** start **

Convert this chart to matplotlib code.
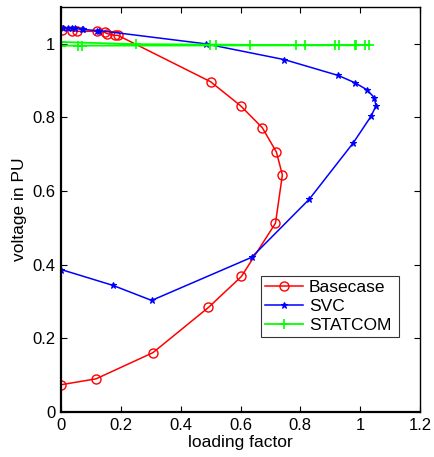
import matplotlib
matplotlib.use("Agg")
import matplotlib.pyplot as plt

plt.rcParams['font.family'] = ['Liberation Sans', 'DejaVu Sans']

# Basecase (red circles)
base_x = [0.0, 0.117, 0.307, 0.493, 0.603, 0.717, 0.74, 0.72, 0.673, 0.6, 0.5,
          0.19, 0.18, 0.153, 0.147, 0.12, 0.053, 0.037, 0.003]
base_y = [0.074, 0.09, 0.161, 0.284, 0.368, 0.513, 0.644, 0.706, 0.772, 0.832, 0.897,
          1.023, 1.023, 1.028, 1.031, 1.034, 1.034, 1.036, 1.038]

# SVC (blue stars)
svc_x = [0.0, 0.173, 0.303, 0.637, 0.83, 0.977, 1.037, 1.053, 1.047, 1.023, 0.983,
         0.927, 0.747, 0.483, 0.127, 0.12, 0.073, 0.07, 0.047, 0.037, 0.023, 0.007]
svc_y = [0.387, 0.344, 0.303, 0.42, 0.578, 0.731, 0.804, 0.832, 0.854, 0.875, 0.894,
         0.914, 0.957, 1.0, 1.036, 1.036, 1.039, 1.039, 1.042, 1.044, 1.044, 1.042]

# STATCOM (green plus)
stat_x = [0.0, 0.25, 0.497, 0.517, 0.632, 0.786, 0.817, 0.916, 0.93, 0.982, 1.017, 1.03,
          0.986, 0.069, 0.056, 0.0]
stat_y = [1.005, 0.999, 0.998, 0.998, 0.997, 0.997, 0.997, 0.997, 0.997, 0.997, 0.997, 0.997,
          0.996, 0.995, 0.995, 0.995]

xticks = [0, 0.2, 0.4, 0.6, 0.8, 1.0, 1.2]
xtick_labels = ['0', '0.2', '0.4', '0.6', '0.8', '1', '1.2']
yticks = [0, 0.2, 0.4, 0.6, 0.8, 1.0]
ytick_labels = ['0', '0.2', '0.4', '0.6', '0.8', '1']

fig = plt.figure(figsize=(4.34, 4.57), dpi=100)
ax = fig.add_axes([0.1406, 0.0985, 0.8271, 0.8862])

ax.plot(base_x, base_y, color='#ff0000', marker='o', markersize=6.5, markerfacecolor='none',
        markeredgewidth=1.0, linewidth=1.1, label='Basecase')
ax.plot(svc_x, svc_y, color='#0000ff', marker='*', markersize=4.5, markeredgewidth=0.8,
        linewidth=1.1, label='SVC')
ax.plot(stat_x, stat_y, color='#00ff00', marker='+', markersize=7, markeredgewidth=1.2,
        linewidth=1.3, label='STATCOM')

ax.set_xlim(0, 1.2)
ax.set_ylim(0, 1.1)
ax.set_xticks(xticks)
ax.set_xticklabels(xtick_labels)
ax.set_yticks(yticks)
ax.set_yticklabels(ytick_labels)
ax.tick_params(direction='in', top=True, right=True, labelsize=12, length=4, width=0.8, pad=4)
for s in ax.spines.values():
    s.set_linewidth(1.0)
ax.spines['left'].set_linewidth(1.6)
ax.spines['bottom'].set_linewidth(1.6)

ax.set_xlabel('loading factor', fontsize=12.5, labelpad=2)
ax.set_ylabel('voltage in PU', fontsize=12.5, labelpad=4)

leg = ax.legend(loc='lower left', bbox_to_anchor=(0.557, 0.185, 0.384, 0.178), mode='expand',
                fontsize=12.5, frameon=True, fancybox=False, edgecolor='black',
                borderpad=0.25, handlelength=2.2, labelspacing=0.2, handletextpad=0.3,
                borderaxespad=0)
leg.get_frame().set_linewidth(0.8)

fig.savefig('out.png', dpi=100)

** end **

Problem details
The lines from the start of the data through the line that contains "1.023, 1.023, 1.028, 1.031, 1.034, 1.034, 1.036, 1.038]" are to be returned exactly, please, with both ends included and every picture left out.

Response to this exercise
Convert this chart to matplotlib code.
import matplotlib
matplotlib.use("Agg")
import matplotlib.pyplot as plt

plt.rcParams['font.family'] = ['Liberation Sans', 'DejaVu Sans']

# Basecase (red circles)
base_x = [0.0, 0.117, 0.307, 0.493, 0.603, 0.717, 0.74, 0.72, 0.673, 0.6, 0.5,
          0.19, 0.18, 0.153, 0.147, 0.12, 0.053, 0.037, 0.003]
base_y = [0.074, 0.09, 0.161, 0.284, 0.368, 0.513, 0.644, 0.706, 0.772, 0.832, 0.897,
          1.023, 1.023, 1.028, 1.031, 1.034, 1.034, 1.036, 1.038]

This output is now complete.